Kanun bu duruma örnek olarak bir şirkete karşı çalışanı tarafından açılan davada haklarını koruması ve ispat için çalışanının bazı verilerini kullanması veya kısıtlı bir kişinin haklarının korunması amacıyla vasinin veya kayyımın kısıtlının mali bilgilerini tutması gösterilmiştir.
c) Veri Sahibinin Temel Hak ve Özgürlüklerine Zarar Vermemek Kaydı ile Verimli Sorumlusunun İlgili Veriyi Meşru Menfaat Sebebiyle İşlemek Zorunda Olması
Kanunumuzda belirtilen son hukuka uygunluk hali veri sorumlusunun meşru menfaati olmak kaydıyla veri işlemesidir. Buna örnek olarak bir şirket sahibinin çalışanlarının temel hak ve özgürlüklerini ihlal etmemek kaydıyla, onların terfileri, maaş zamları ya da sosyal haklarının düzenlenmesi amacıyla veya işletmenin yeniden yapılandırılması sürecinde görev ve rol dağıtımına esas alınmak amacıyla çalışanların kişisel verilerini işleyebileceği madde gerekçesinde belirtilmiştir.[6]
[6] TBMM Komisyon Raporu
B. VERİ SORUMLUSUNUN YÜKÜMLÜLÜKLERİ İLE İLGİLİ MADDELER
KVKK m.10’da belirtildiği üzere veri sorumlusu ilgili kişilere; veri sorumlusunun ve varsa temsilcisinin kimliği, kişisel verilerin hangi amaçla işleneceği, işlenen kişisel verilerin kimlere ve hangi amaçla aktarılabileceği, kişisel veri toplamanın yöntemi ve hukuki sebebi ve son olarak 11’inci maddede sayılan diğer hakları konusunda bilgi vermekle yükümlüdür.
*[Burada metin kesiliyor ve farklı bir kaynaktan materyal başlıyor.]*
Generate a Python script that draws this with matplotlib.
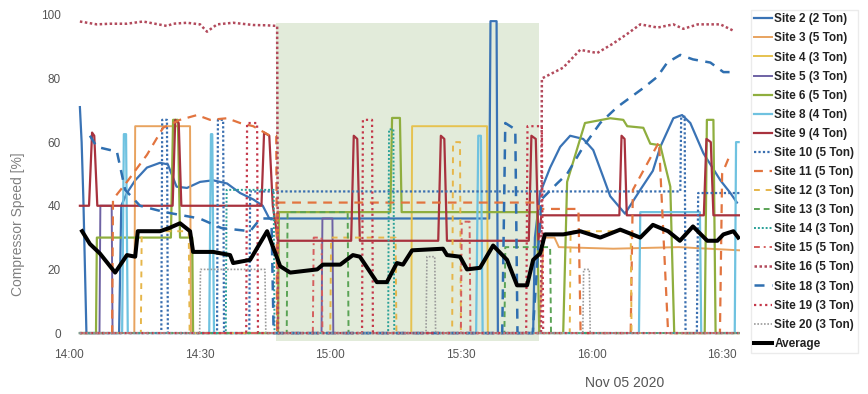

Ek olarak kanunun 12. maddesinde kişisel verilerin hukuka aykırı olarak işlenmesini önlemek, kişisel verilere hukuka aykırı olarak erişilmesini önlemek ve kişisel verilerin muhafazasını sağlamak, amacıyla uygun güvenlik düzeyini temin etmeye yönelik gerekli her türlü teknik ve idari tedbirleri almak zorundadır.
C. KİŞİSEL VERİLERİN SİLİNMESİ
İşbu kanunun 7. maddesinde bu kanun ve ilgili diğer kanun hükümlerine uygun olarak işlenmiş olmasına rağmen, işlenmesini gerektiren sebeplerin ortadan kalkması hâlinde kişisel veriler resen veya ilgili kişinin talebi üzerine veri sorumlusu tarafından silinir, yok edilir veya anonim hâle getirilir.